Each Covetly founder is a collector himself. For 39-year-old Reid Nahm, who previously worked for a lost and found recovery service, it was comic books (specifically Spider-Man); 28-year-old Brian Law was a Pokémon and Magic: The Gathering card aficionado; 37-year-old Evan Beland stocked up on “every toy category that’s vintage.”
“Brian and I had been working on this pretty much from the start,” says Nahm. “The first version of Covetly in 2015 was almost like a Tinder for stuff. Users told us they wanted an app to trade things… and great people were matching with each other, but they didn’t know how much their stuff was worth.”
To solve the problem, Covetly began offering pricing and curation services as a way to make the process of buying and selling even smoother on mobile devices.
“Think of the old magazines, where you look up your stuff. From there it evolved into a collection management system,” says Nahm. “You really look at it like you would a stock portfolio.”
Unlike the web’s eBay, which is a bit more haphazard in its organization, the founders of Covetly wanted to organize their marketplace.
“We always knew marketplaces were the most likely destination,” says Beland. “We wanted to really help collectors throughout the entire collection process, not just a place where they go and drop in and buy stuff.”
Since the app’s operators are managing the marketplace using a mix of organizational tools, they have product descriptions down to an item’s Stock Keeping Unit number.
“If you look at the app, the greatest example is the My Little Pony section,” says Beland. “We have every single one that was ever made.”
Covetly is clearly more than just a business for the three collectors. “We all had gone down this journey as collectors ourselves,” says Nahm.

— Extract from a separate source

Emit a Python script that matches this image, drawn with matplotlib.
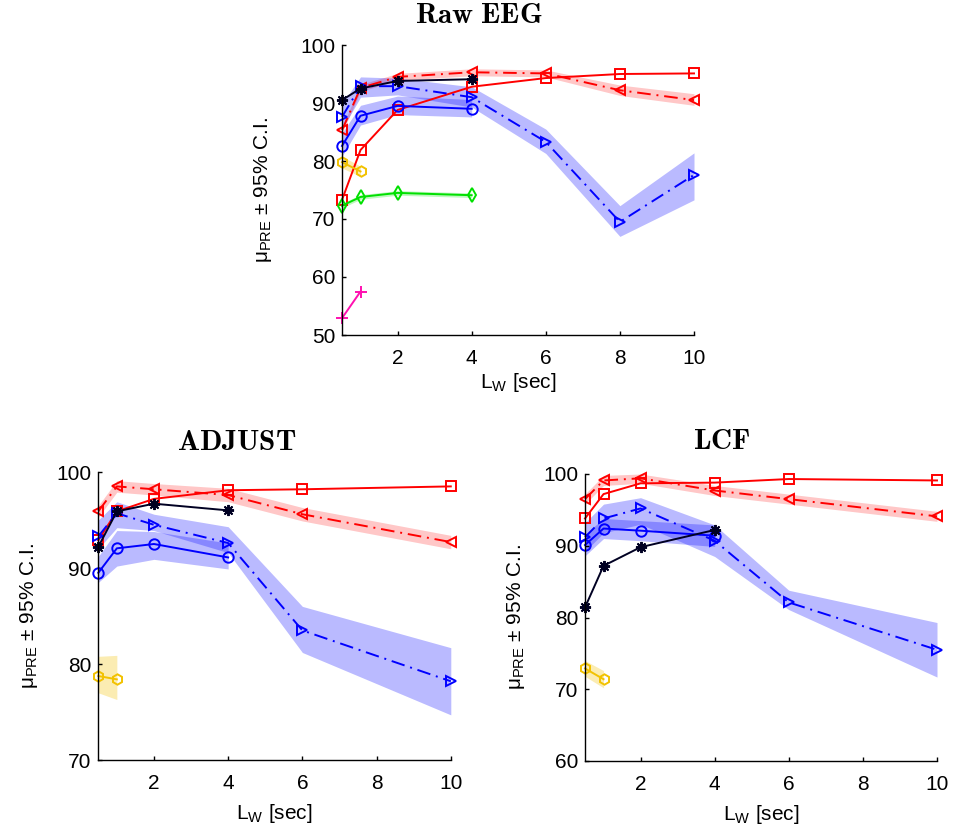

And despite the notion that youth culture today eschews things for experiences, Nahm, Law and Beland all say there’s a brisk business in the flotsam and jetsam of cultural curiosities.
Nahm points to Funko POP, the maker of bobblehead dolls that’s going to record $600 million in sales this year. And despite digitization, comic books remain a multi-billion-dollar publishing business, he said.
In 2017 alone collectors uploaded more than $20 million in items, from Funko, G.I. Joe, Master of the Universe and My Little Pony collectibles, to Pokémon, Star Wars Kenner and Transformers.
“You can take a step back… it doesn’t matter what your income level is you have things around you that inspire you,” says Nahm. “If you’re a millionaire you have a Picasso or a Warhol that inspire you. People relate to the characters and the stories and relate to the hero’s journey… that’s one of the greatest things about what we’re doing … we’re building this platform that people use to research the things that inspire them.”
It’s true that people are natural collectors. Like the mythical magpie, we have collected objects to beautify and commemorate as long as we, as a species, have been able to beautify and commemorate.
Billions of dollars are spent on things that have no inherent value outside of their connection to a mystic chord of some memory. From bobbleheads and figurines to books and music, the urge to collect is something intrinsic in human experience, as it ties us to something in our past selves.
Nowhere is this better described than in a 1931 essay by the German literary critic Walter Benjamin:
… there is in the life of a collector a dialectical tension between the poles of disorder and order. Naturally, his existence is tied to many other things as well: to a very mysterious relationship to ownership, something about which we will have more to say later; also, to a relationship to objects which does not emphasize their functional, utilitarian value — that is, their usefulness — but studies and loves them as a the scene, the stage, of their fate. The most profound enchantment for the collector is the locking of individual items within the magic circle in which they are fixed as the final thrill, the thrill of acquisition, passes over them. everything remembered and thought, everything conscious, becomes the pedestal, the frame, the base, the lock of his property.
With all of this meaning assigned to what amounts to little more than the cultural detritus of any age, it’s no wonder that one of technology’s first big billion-dollar-businesses was eBay — a company founded to help buyers and sellers of any object connect online.
It’s also why the myth persisted that the company’s founder, Pierre Omidyar, built the business to help his wife build out her Pez dispenser collection. And it’s the driving force behind Covetly’s success.